People find most annoying about you: My outspoken nature

Whom do you admire? Anyone who dares to dream and has enough passion to proceed

Favorite book?  James Hillman's The Force of Character

Subject that causes you to rant? The current mediocrity of TV programming. I dislike all reality shows, well, with the exception of America's Next Top Model. 

Biggest 21st-century thrill? The election of President Obama

Biggest 21st-century creep out? The election of G.W. Bush

What do you drive? I avoid driving like the plague.

In your car CD player right now: Make that my iPod, and I would say: the soundtrack from the film, Cadillac Records.

Next journey? To Korea, Guam, and Japan to visit our troops. I don't think enough black entertainers go over to visit with our young men and women in the military.

Most trouble you've ever gotten in?
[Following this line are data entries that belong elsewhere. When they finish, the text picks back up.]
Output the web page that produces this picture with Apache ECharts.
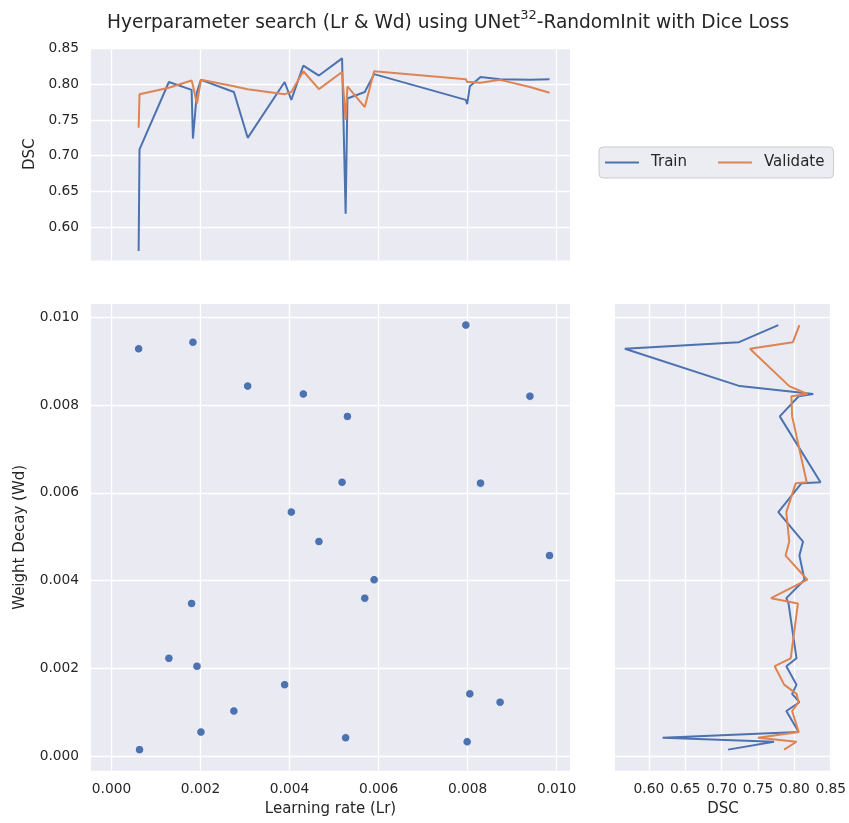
<!DOCTYPE html>
<html>
<head>
<meta charset="utf-8">
<title>Hyperparameter search</title>
<script src="https://cdn.jsdelivr.net/npm/echarts@6/dist/echarts.min.js"></script>
<style>
  html, body { margin: 0; padding: 0; background: #ffffff; }
  #chart { width: 849px; height: 823px; }
</style>
</head>
<body>
<div id="chart"></div>
<script>
// One row per training run: learning rate, weight decay, final train / validation Dice score
const learningRate = [0.00061, 0.00063, 0.00129, 0.00180, 0.00183, 0.00192, 0.00201, 0.00275, 0.00306,
  0.00389, 0.00404, 0.00431, 0.00466, 0.00518, 0.00526, 0.00530, 0.00569, 0.00590,
  0.00796, 0.00799, 0.00805, 0.00829, 0.00873, 0.00940, 0.00984];
const weightDecay = [0.00928, 0.00015, 0.00223, 0.00348, 0.00943, 0.00205, 0.00055, 0.00103, 0.00843,
  0.00163, 0.00556, 0.00825, 0.00489, 0.00624, 0.00042, 0.00774, 0.00360, 0.00402,
  0.00982, 0.00033, 0.00142, 0.00622, 0.00123, 0.00820, 0.00457];
const trainDsc = [0.567, 0.709, 0.803, 0.792, 0.724, 0.789, 0.806, 0.789, 0.725,
  0.803, 0.778, 0.826, 0.812, 0.836, 0.619, 0.780, 0.789, 0.814,
  0.778, 0.772, 0.797, 0.810, 0.807, 0.806, 0.807];
const validateDsc = [0.739, 0.786, 0.795, 0.805, 0.798, 0.773, 0.806, 0.797, 0.793,
  0.786, 0.789, 0.818, 0.793, 0.817, 0.750, 0.797, 0.768, 0.818,
  0.807, 0.803, 0.803, 0.802, 0.806, 0.796, 0.788];

const seriesNames = ['Train', 'Validate'];
const titleParts = ['Hyerparameter search (Lr & Wd) using UNet', '32', '-RandomInit with Dice Loss'];

// Axis extents (data range plus a 5% margin) and tick steps
const lrRange = [-0.00046, 0.0103];
const wdRange = [-0.00033, 0.0103];
const dscRange = [0.5535, 0.8505];
const lrStep = 0.002, wdStep = 0.002, dscStep = 0.05;

const BLUE = '#4C72B0', ORANGE = '#DD8452';
const FACE = '#EAEAF2', TEXT = '#262626';
const FONT = 'DejaVu Sans';

const byLr = learningRate.map((_, i) => i).sort((a, b) => learningRate[a] - learningRate[b]);
const byWd = weightDecay.map((_, i) => i).sort((a, b) => weightDecay[a] - weightDecay[b]);

const gridBox = [
  { left: 91, top: 48, width: 479, height: 212.6, backgroundColor: FACE, show: true, borderWidth: 0 },   // marginal: Lr vs DSC
  { left: 91, top: 304, width: 479, height: 466.7, backgroundColor: FACE, show: true, borderWidth: 0 },  // joint: Lr vs Wd
  { left: 615, top: 304, width: 217.3, height: 466.7, backgroundColor: FACE, show: true, borderWidth: 0 } // marginal: DSC vs Wd
];

function valueAxis(gridIndex, range, step, decimals, opts) {
  return Object.assign({
    type: 'value',
    gridIndex: gridIndex,
    min: range[0],
    max: range[1],
    minInterval: step,
    maxInterval: step,
    axisLine: { show: false },
    axisTick: { show: false },
    axisLabel: {
      show: true,
      showMinLabel: false,
      showMaxLabel: false,
      color: TEXT,
      fontFamily: FONT,
      fontSize: 13.75,
      margin: 12,
      formatter: v => v.toFixed(decimals)
    },
    splitLine: {
      show: true,
      showMinLine: false,
      showMaxLine: false,
      lineStyle: { color: '#ffffff', width: 1.3 }
    },
    nameTextStyle: { color: TEXT, fontFamily: FONT, fontSize: 15 }
  }, opts || {});
}

const xAxes = [
  valueAxis(0, lrRange, lrStep, 3),
  valueAxis(1, lrRange, lrStep, 3, { name: 'Learning rate (Lr)', nameLocation: 'middle', nameGap: 31 }),
  valueAxis(2, dscRange, dscStep, 2, { name: 'DSC', nameLocation: 'middle', nameGap: 31 })
];
// the marginal panels share their axis with the joint panel, so they carry no tick text there
xAxes[0].axisLabel = { show: false };

const yAxes = [
  valueAxis(0, dscRange, dscStep, 2, { name: 'DSC', nameLocation: 'middle', nameGap: 44 }),
  valueAxis(1, wdRange, wdStep, 3, { name: 'Weight Decay (Wd)', nameLocation: 'middle', nameGap: 63 }),
  valueAxis(2, wdRange, wdStep, 3)
];
yAxes[2].axisLabel = { show: false };

const lineStyle = color => ({ color: color, width: 2 });

const series = [
  {
    name: seriesNames[0], type: 'line', xAxisIndex: 0, yAxisIndex: 0,
    showSymbol: false, color: BLUE, lineStyle: lineStyle(BLUE), z: 3,
    data: byLr.map(i => [learningRate[i], trainDsc[i]])
  },
  {
    name: seriesNames[1], type: 'line', xAxisIndex: 0, yAxisIndex: 0,
    showSymbol: false, color: ORANGE, lineStyle: lineStyle(ORANGE), z: 4,
    data: byLr.map(i => [learningRate[i], validateDsc[i]])
  },
  {
    name: 'runs', type: 'scatter', xAxisIndex: 1, yAxisIndex: 1,
    symbolSize: 8.5,
    itemStyle: { color: BLUE, borderColor: '#ffffff', borderWidth: 0.8, opacity: 1 },
    data: learningRate.map((v, i) => [v, weightDecay[i]])
  },
  {
    name: seriesNames[0], type: 'line', xAxisIndex: 2, yAxisIndex: 2,
    showSymbol: false, color: BLUE, lineStyle: lineStyle(BLUE), z: 3,
    data: byWd.map(i => [trainDsc[i], weightDecay[i]])
  },
  {
    name: seriesNames[1], type: 'line', xAxisIndex: 2, yAxisIndex: 2,
    showSymbol: false, color: ORANGE, lineStyle: lineStyle(ORANGE), z: 4,
    data: byWd.map(i => [validateDsc[i], weightDecay[i]])
  }
];

const chart = echarts.init(document.getElementById('chart'), null, { renderer: 'canvas' });
chart.setOption({
  animation: false,
  backgroundColor: '#ffffff',
  title: {
    left: 102,
    top: 4,
    text: '{a|' + titleParts[0] + '}{s|' + titleParts[1] + '}{a|' + titleParts[2] + '}',
    textStyle: {
      fontWeight: 'normal',
      rich: {
        a: { fontFamily: FONT, fontSize: 18.6, fontWeight: 'normal', color: TEXT, lineHeight: 24, verticalAlign: 'bottom' },
        s: { fontFamily: FONT, fontSize: 13, fontWeight: 'normal', color: TEXT, lineHeight: 24, verticalAlign: 'top' }
      }
    }
  },
  legend: {
    data: seriesNames,
    left: 599,
    top: 147,
    orient: 'horizontal',
    icon: 'rect',
    itemWidth: 34,
    itemHeight: 2,
    itemGap: 31,
    padding: [7, 9, 7, 6],
    backgroundColor: '#ececf3',
    borderColor: '#cccccc',
    borderWidth: 1,
    borderRadius: 4,
    selectedMode: false,
    textStyle: { color: TEXT, fontFamily: FONT, fontSize: 15, lineHeight: 17, padding: [0, 0, 0, 7] }
  },
  grid: gridBox,
  xAxis: xAxes,
  yAxis: yAxes,
  series: series
});
</script>
</body>
</html>
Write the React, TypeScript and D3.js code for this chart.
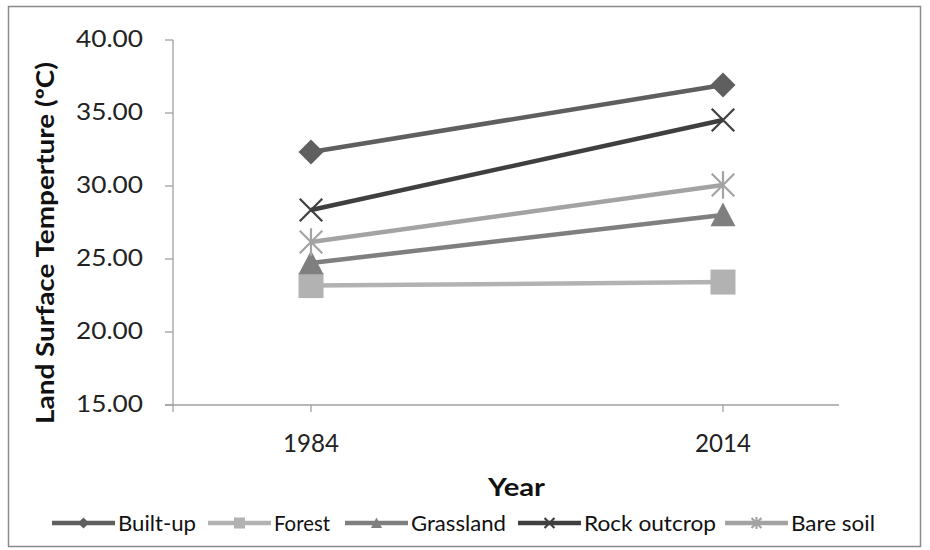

I can't say...I'm not sure the statute of limitations has run out. 

Regret: That I didn't enjoy my victories as much as I suffered through my losses.

Favorite comfort food: Anything Italian

Always in your refrigerator: Beer

Must-see TV: America's Next Top Model...hey, I like looking at beautiful women.

Describe a perfect day. A great breakfast, a good workout, my hands in clay, production work on a documentary, a nice dinner with wine (Brunello 2001), loving intimacy with my wife, watching Jon Stewart, a few pages of a good book, a restful sleep.

Walter Mitty fantasy: That I am a successful singer

Who'd play you in the movie? A younger me

Most embarrassing moment? Standing dumbfounded and without the ability to speak in front of the beautiful actress, Nancy Kwan, who was my first movie star crush.

Best advice you ever got? "If you can fake sincerity, you've got it made."

Favorite bumper sticker? I don't brake for S#*T!